I used to hate running and it's taken me many years to finally do it regularly. I thought it was the dumbest, worst, most terrible exercise ever. And these past 4 years have been me trying to turn running into a habit. Today I can say that although I still have to overcome "running dread" and still have maybe a week when I switch to other cardio exercises, I run much more often than I used to and can tackle a 5k (albeit not very fast) on a casual day. These are some of the ideas I tried to get into the habit. Some might be unusual, some might not.

    1. Listen to a topic leader or someone at the top of their game

    Some guy asked me the other day if I had advice to motivate him to exercise. I said read "Can't Hurt Me" by David Goggins.

    2. Take on various online challenges

    I pushed myself to run 100 miles in a month and the 4x4x48 challenge (4 miles every 4 hours for 48 hours = 48 miles over a weekend). Typical challenges like "lets just run a 5k next month" don't turn me on.

    3. Do a running charity

    Tons online!

    4. Get a tracker

    I used to be "I don't need no trackers, I'm super self motivated and don't want no fancy gadgets to depend on." But trackers help me keep track, stay motivated, and measure, among other things.
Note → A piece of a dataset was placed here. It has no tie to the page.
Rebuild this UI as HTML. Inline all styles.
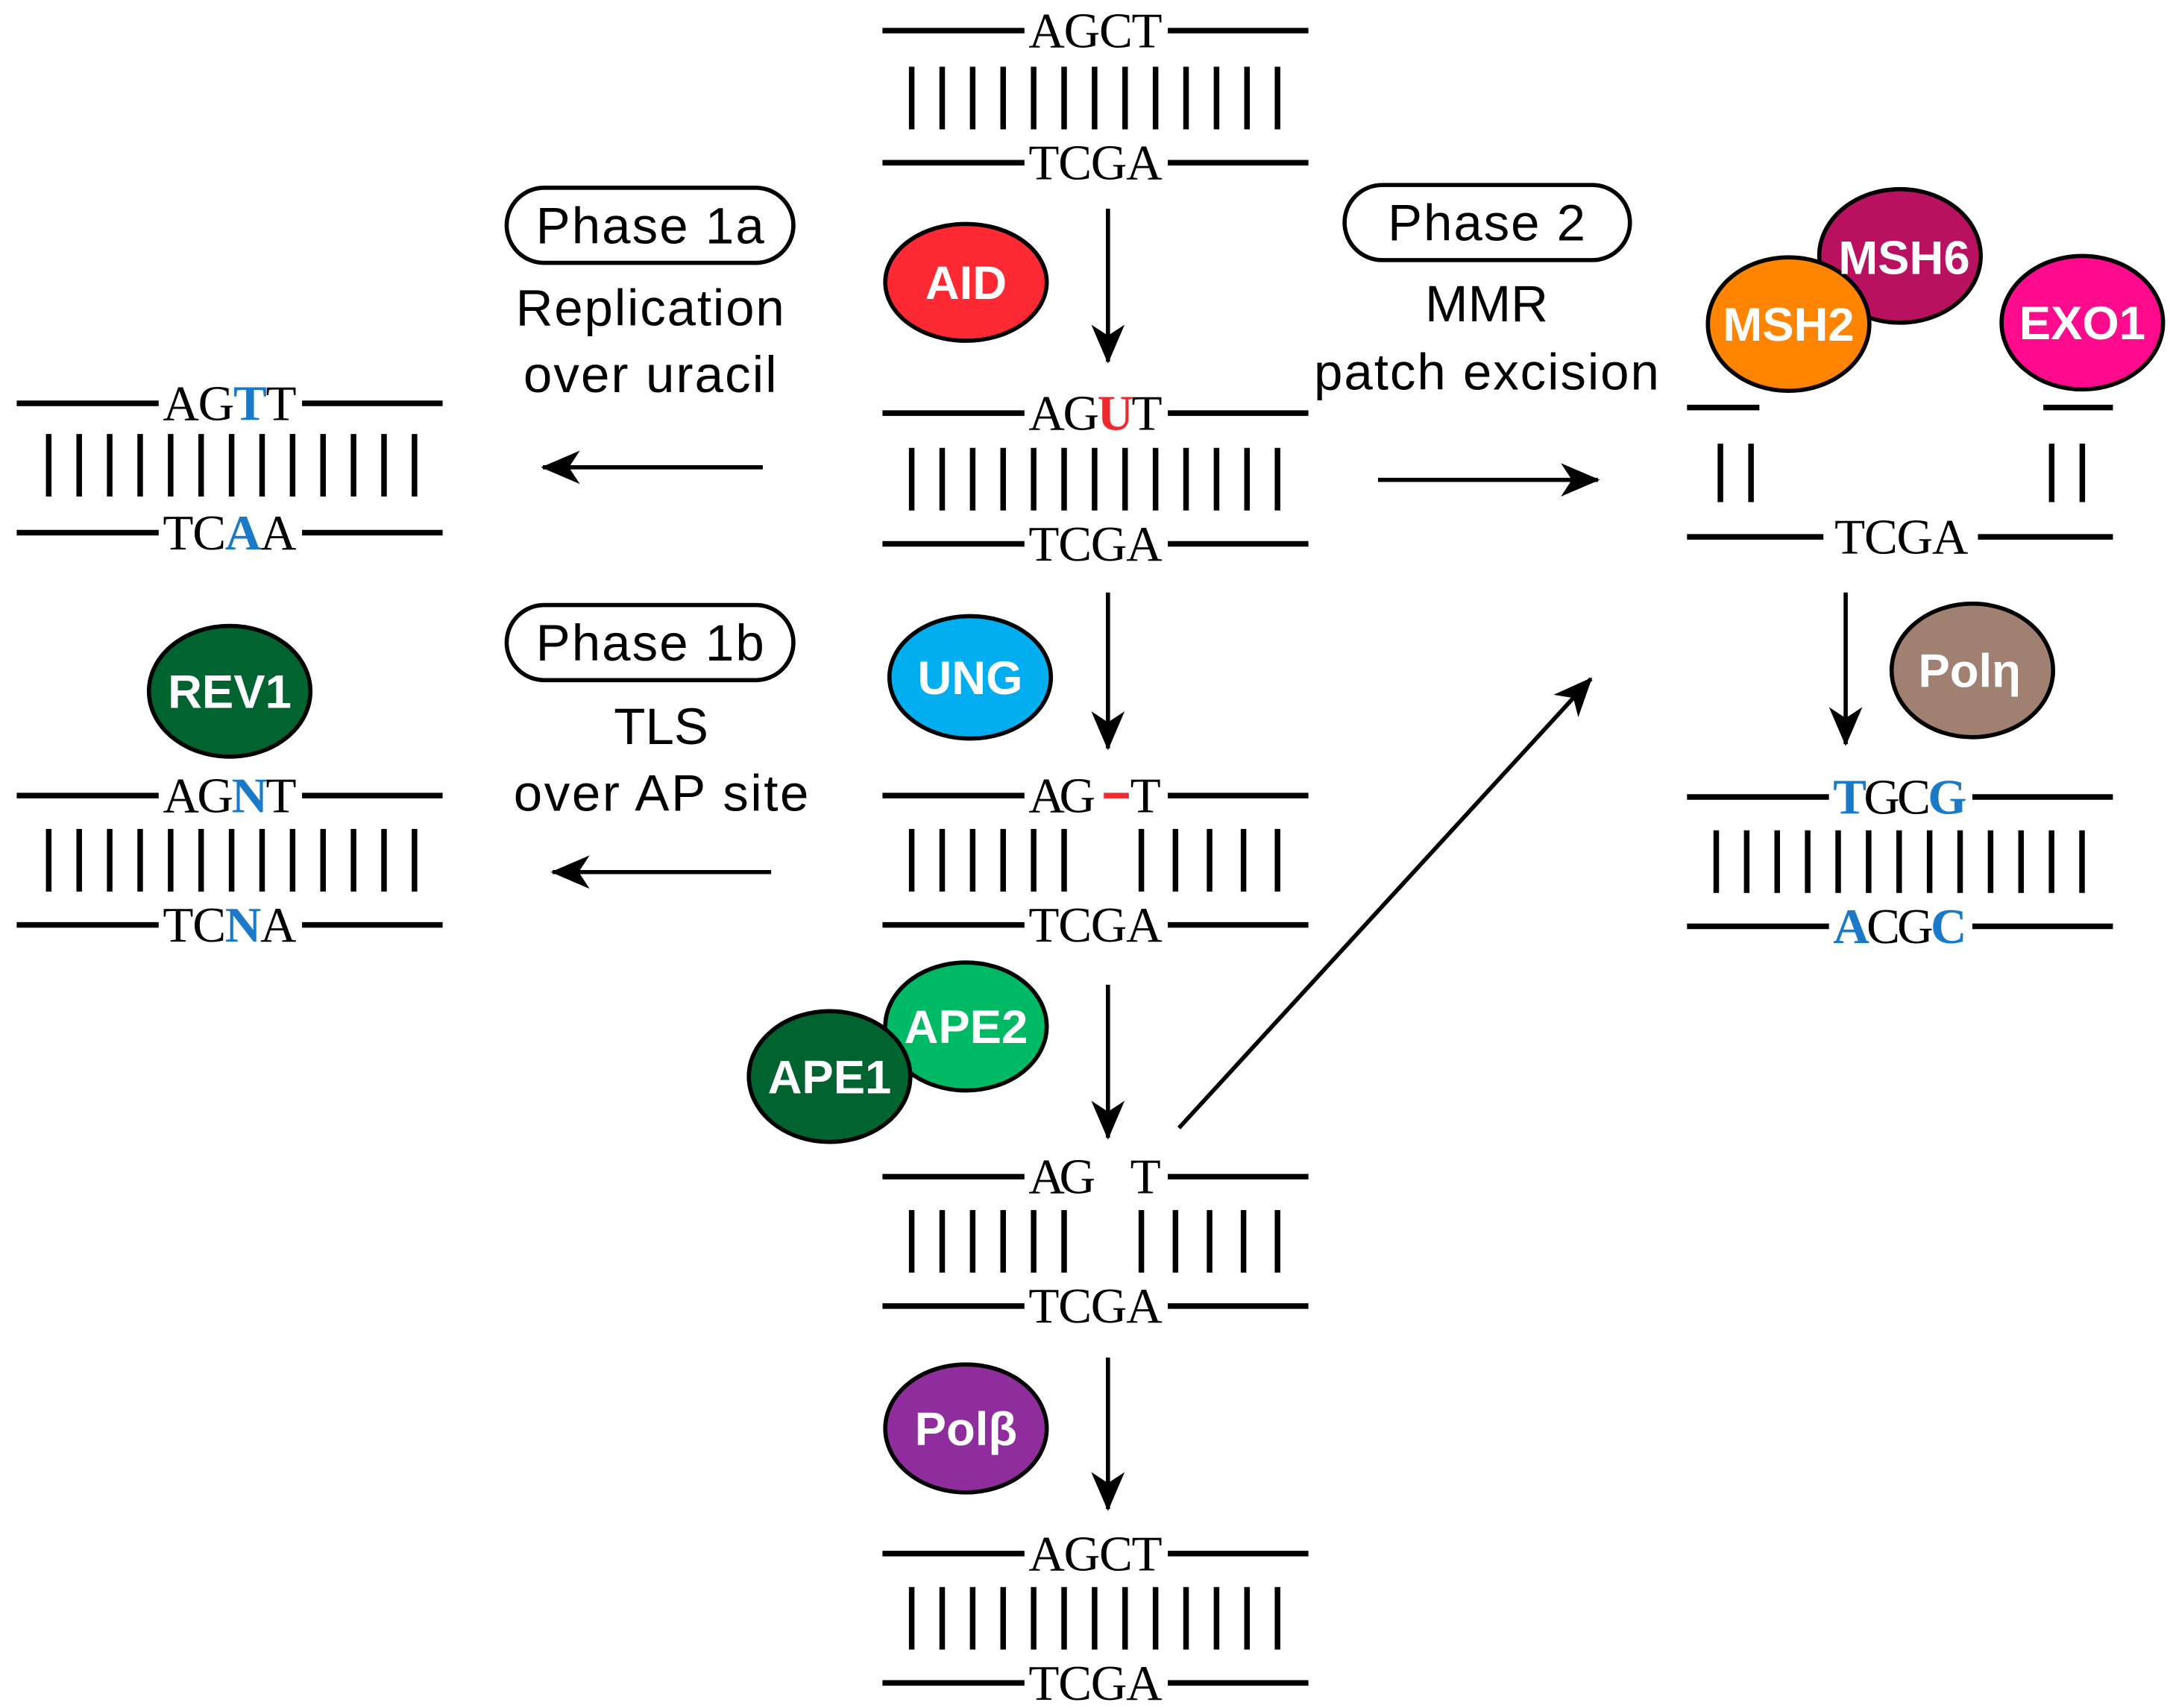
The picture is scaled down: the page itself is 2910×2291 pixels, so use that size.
<!DOCTYPE html>
<html><head><meta charset="utf-8"><style>
html,body{margin:0;padding:0;background:#fff}
svg{display:block}
.m{font-family:"Liberation Serif",serif;font-size:36px}
.s{font-family:"Liberation Sans",sans-serif}
.w{fill:#fff;font-weight:bold;font-size:34px;font-family:"Liberation Sans",sans-serif}
</style></head><body>
<svg width="2910" height="2291" viewBox="0 0 1559 1228" preserveAspectRatio="none" xmlns="http://www.w3.org/2000/svg">
<defs>
<marker id="a" markerWidth="28" markerHeight="24" refX="9.5" refY="5" orient="auto" markerUnits="userSpaceOnUse" viewBox="0 0 10 10" preserveAspectRatio="none"><path d="M0,0 L10,5 L0,10 L2.8,5 Z" fill="#000"/></marker>
<g id="bars13"><g stroke="#000" stroke-width="4">
<line x1="0" y1="0" x2="0" y2="45"/><line x1="21.9" y1="0" x2="21.9" y2="45"/><line x1="43.8" y1="0" x2="43.8" y2="45"/><line x1="65.7" y1="0" x2="65.7" y2="45"/><line x1="87.6" y1="0" x2="87.6" y2="45"/><line x1="109.5" y1="0" x2="109.5" y2="45"/><line x1="131.4" y1="0" x2="131.4" y2="45"/><line x1="153.3" y1="0" x2="153.3" y2="45"/><line x1="175.2" y1="0" x2="175.2" y2="45"/><line x1="197.1" y1="0" x2="197.1" y2="45"/><line x1="219" y1="0" x2="219" y2="45"/><line x1="240.9" y1="0" x2="240.9" y2="45"/><line x1="262.8" y1="0" x2="262.8" y2="45"/></g></g>
<g id="barsGap"><g stroke="#000" stroke-width="4">
<line x1="0" y1="0" x2="0" y2="45"/><line x1="21.9" y1="0" x2="21.9" y2="45"/><line x1="43.8" y1="0" x2="43.8" y2="45"/><line x1="65.7" y1="0" x2="65.7" y2="45"/><line x1="87.6" y1="0" x2="87.6" y2="45"/><line x1="109.5" y1="0" x2="109.5" y2="45"/><line x1="165" y1="0" x2="165" y2="45"/><line x1="189.5" y1="0" x2="189.5" y2="45"/><line x1="214" y1="0" x2="214" y2="45"/><line x1="238.4" y1="0" x2="238.4" y2="45"/><line x1="262.8" y1="0" x2="262.8" y2="45"/></g></g>
<g id="strands"><g stroke="#000" stroke-width="4"><line x1="0" y1="0" x2="102" y2="0"/><line x1="205" y1="0" x2="306" y2="0"/></g></g>
</defs>
<rect width="1559" height="1228" fill="#fff"/>

<!-- center column -->
<g transform="translate(634,0)">
 <use href="#strands" y="22"/><text class="m" x="153" y="34" text-anchor="middle" textLength="96">AGCT</text>
 <use href="#bars13" x="21" y="48"/>
 <use href="#strands" y="117"/><text class="m" x="153" y="129" text-anchor="middle" textLength="96">TCGA</text>

 <use href="#strands" y="297"/><text class="m" x="153" y="309" text-anchor="middle" textLength="96"><tspan>AG</tspan><tspan fill="#ee2a2f" font-weight="bold">U</tspan><tspan>T</tspan></text>
 <use href="#bars13" x="21" y="322"/>
 <use href="#strands" y="391"/><text class="m" x="153" y="403" text-anchor="middle" textLength="96">TCGA</text>

 <use href="#strands" y="572"/><text class="m" x="129" y="584" text-anchor="middle" textLength="48">AG</text><text class="m" x="189" y="584" text-anchor="middle">T</text>
 <line x1="159" y1="572" x2="177" y2="572" stroke="#ee2a2f" stroke-width="4"/>
 <use href="#barsGap" x="21" y="596"/>
 <use href="#strands" y="665"/><text class="m" x="153" y="677" text-anchor="middle" textLength="96">TCGA</text>

 <use href="#strands" y="846"/><text class="m" x="129" y="858" text-anchor="middle" textLength="48">AG</text><text class="m" x="189" y="858" text-anchor="middle">T</text>
 <use href="#barsGap" x="21" y="870"/>
 <use href="#strands" y="939"/><text class="m" x="153" y="951" text-anchor="middle" textLength="96">TCGA</text>

 <use href="#strands" y="1117"/><text class="m" x="153" y="1129" text-anchor="middle" textLength="96">AGCT</text>
 <use href="#bars13" x="21" y="1141"/>
 <use href="#strands" y="1210"/><text class="m" x="153" y="1222" text-anchor="middle" textLength="96">TCGA</text>
</g>

<!-- arrows -->
<g stroke="#000" stroke-width="3" marker-end="url(#a)" fill="none">
 <line x1="796" y1="150" x2="796" y2="260"/>
 <line x1="796" y1="426" x2="796" y2="538"/>
 <line x1="796" y1="708" x2="796" y2="818"/>
 <line x1="796" y1="976" x2="796" y2="1085"/>
 <line x1="548" y1="336" x2="390" y2="336"/>
 <line x1="554" y1="627" x2="397" y2="627"/>
 <line x1="990" y1="345" x2="1148" y2="345"/>
 <line x1="847" y1="811" x2="1143" y2="488"/>
 <line x1="1326" y1="426" x2="1326" y2="535"/>
</g>

<!-- left blocks -->
<g transform="translate(12,0)">
 <use href="#strands" y="290"/><text class="m" x="153" y="302" text-anchor="middle" textLength="96"><tspan>AG</tspan><tspan fill="#1a7ac8" font-weight="bold">T</tspan><tspan>T</tspan></text>
 <use href="#bars13" x="23" y="312"/>
 <use href="#strands" y="383"/><text class="m" x="153" y="395" text-anchor="middle" textLength="96"><tspan>TC</tspan><tspan fill="#1a7ac8" font-weight="bold">A</tspan><tspan>A</tspan></text>

 <use href="#strands" y="572"/><text class="m" x="153" y="584" text-anchor="middle" textLength="96"><tspan>AG</tspan><tspan fill="#1a7ac8" font-weight="bold">N</tspan><tspan>T</tspan></text>
 <use href="#bars13" x="23" y="596"/>
 <use href="#strands" y="665"/><text class="m" x="153" y="677" text-anchor="middle" textLength="96"><tspan>TC</tspan><tspan fill="#1a7ac8" font-weight="bold">N</tspan><tspan>A</tspan></text>
</g>

<!-- right blocks -->
<g stroke="#000" stroke-width="4">
 <line x1="1212" y1="293" x2="1264" y2="293"/><line x1="1468" y1="293" x2="1518" y2="293"/>
 <line x1="1236" y1="319" x2="1236" y2="361"/><line x1="1258" y1="319" x2="1258" y2="361"/>
 <line x1="1474" y1="319" x2="1474" y2="361"/><line x1="1496" y1="319" x2="1496" y2="361"/>
 <line x1="1212" y1="386" x2="1310" y2="386"/><line x1="1421" y1="386" x2="1518" y2="386"/>
</g>
<text class="m" x="1366" y="398" text-anchor="middle" textLength="96">TCGA</text>
<g transform="translate(1212,0)">
 <use href="#strands" y="573"/><text class="m" x="153" y="585" text-anchor="middle" textLength="96"><tspan fill="#1a7ac8" font-weight="bold">T</tspan><tspan>GC</tspan><tspan fill="#1a7ac8" font-weight="bold">G</tspan></text>
 <use href="#bars13" x="21" y="597"/>
 <use href="#strands" y="666"/><text class="m" x="153" y="678" text-anchor="middle" textLength="96"><tspan fill="#1a7ac8" font-weight="bold">A</tspan><tspan>CG</tspan><tspan fill="#1a7ac8" font-weight="bold">C</tspan></text>
</g>

<!-- phase labels -->
<g class="s" font-size="37" text-anchor="middle">
 <rect x="364" y="135" width="206" height="54" rx="27" fill="#fff" stroke="#000" stroke-width="3"/>
 <text x="467" y="175" textLength="164">Phase 1a</text>
 <text x="467" y="234" textLength="193">Replication</text>
 <text x="467" y="282" textLength="182">over uracil</text>
 <rect x="364" y="435" width="206" height="54" rx="27" fill="#fff" stroke="#000" stroke-width="3"/>
 <text x="467" y="475" textLength="164">Phase 1b</text>
 <text x="475" y="535">TLS</text>
 <text x="475" y="583" textLength="212">over AP site</text>
 <rect x="966" y="133" width="205" height="54" rx="27" fill="#fff" stroke="#000" stroke-width="3"/>
 <text x="1068" y="173" textLength="142">Phase 2</text>
 <text x="1068" y="231">MMR</text>
 <text x="1068" y="280" textLength="248">patch excision</text>
</g>

<!-- proteins -->
<g stroke="#000" stroke-width="3">
 <ellipse cx="694" cy="203" rx="58" ry="42" fill="#fe2a33"/>
 <ellipse cx="697" cy="487" rx="58" ry="44" fill="#02aeef"/>
 <ellipse cx="694" cy="738" rx="58" ry="46" fill="#00b964"/>
 <ellipse cx="596" cy="774" rx="58" ry="47" fill="#006330"/>
 <ellipse cx="694" cy="1027" rx="58" ry="46" fill="#8f2d9d"/>
 <ellipse cx="165" cy="497" rx="58" ry="47" fill="#006330"/>
 <ellipse cx="1365" cy="184" rx="58" ry="48" fill="#b8115f"/>
 <ellipse cx="1285" cy="233" rx="58" ry="48" fill="#ff8500"/>
 <ellipse cx="1496" cy="232" rx="58" ry="48" fill="#fe0a8c"/>
 <ellipse cx="1417" cy="482" rx="58" ry="48" fill="#a08070"/>
</g>
<g class="w" text-anchor="middle">
 <text x="694" y="215">AID</text>
 <text x="697" y="499">UNG</text>
 <text x="694" y="750">APE2</text>
 <text x="596" y="786">APE1</text>
 <text x="694" y="1039">Polβ</text>
 <text x="165" y="509">REV1</text>
 <text x="1368" y="197">MSH6</text>
 <text x="1285" y="245">MSH2</text>
 <text x="1496" y="244">EXO1</text>
 <text x="1415" y="494">Polη</text>
</g>
</svg>
</body></html>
    5. Talk to random fit people about running

    When I first started trying to get serious about running, I would talk to random people who looked fit and they would blow my mind with stats like "yeah I used to run 7 miles per day!" That always motivated me. It also, on a mental level, made me believe in the idea that the majority of fit bodies and people are made, not just born. We often believe it intellectually, but don't experience it enough.

    6. Train with some super fit people

    It can be hard to find a group of runners where they exceed your capabilities and let you train with them. I was very fortunate to have that experience where I was constantly straggling with other very patient runners. That really pushes you to work harder than you would if you went yourself.

    7. Cross train a lot

    I don't count stairs or bicycling or ellipticals or "row machines" in the same light as running. Basically if I do any other cross training, I count it as a "missed running day." They help keep my cardio and legs working on days I don't want to run.

    8. Flip your thinking

    On a lot of days when I plan to run, lot's of hours are spent thinking about how much I don't want to run. I've been working on flipping that thinking to "maybe I think about running all day because I like it?"

    9. No music mindfulness

    I don't run with headsets or music anymore. It's quite an interesting experience to be in the moment of running, alone with your thoughts. And without external noise or music telling you anything, you almost can't help but practice some mindfulness.

    10. Don't take those endorphins for granted!

    If you regularly exercise, you probably "know" you feel good when you get out of a good workout. And if you've been doing it long enough, it probably just is another good feeling habitual sensation you chase (one that's good for you). You might even almost forget you get the sensation or stop noticing it after a few years. But if you take the time to notice the real good feeling you get after a workout, particularly a run, and not take it for granted, you might get addicted to it.